Your points make total sense. I guess the designer has to make some decisions on how far realism has to go for them. For me the simplicity of the game is what makes it stand out. There are several more complex, more "realistic" games out there.
Aka Fokker G1, A.B. Ushavov (CMMC)
Philippeatbay
Staff Sergeant - StuG IIIF
Staff Sergeant - StuG IIIF
Posts: 279
Joined: Mon Apr 21, 2014 11:19 pm

Re: Fuel, Food, and Ambushes

Post by Philippeatbay »

When you're designing a board wargame, you often have to throw a lot of realism out the window because adding a couple more routines will sink the system. I happen to like a lot of the optional rules for House Divided, but when they're in force the game ceases to be the clean design that makes it so unusual.

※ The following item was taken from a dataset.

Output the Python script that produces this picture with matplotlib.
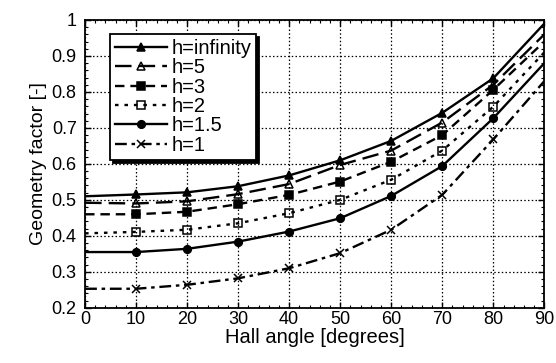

Computer games are different. Your mainframe won't get tired if it has to do two or three more sets of calculations and its attention span won't frazzle (though the developer might begin to burn out when he has to write the extra instructions without gumming up something that already works).

I realize we're all bears of little brain, but I don't think this would introduce much complexity for the player. For the guy who has to write the program, that's another story. I had assumed something like this was already in there, and anybody who's played a lot of board wargames would probably make the same assumption. So for me the added complexity is coming from having to discover that a feature you'd expect isn't there.

It's possible to be simple and realistic at the same time, and when a design does that people think of it as elegant.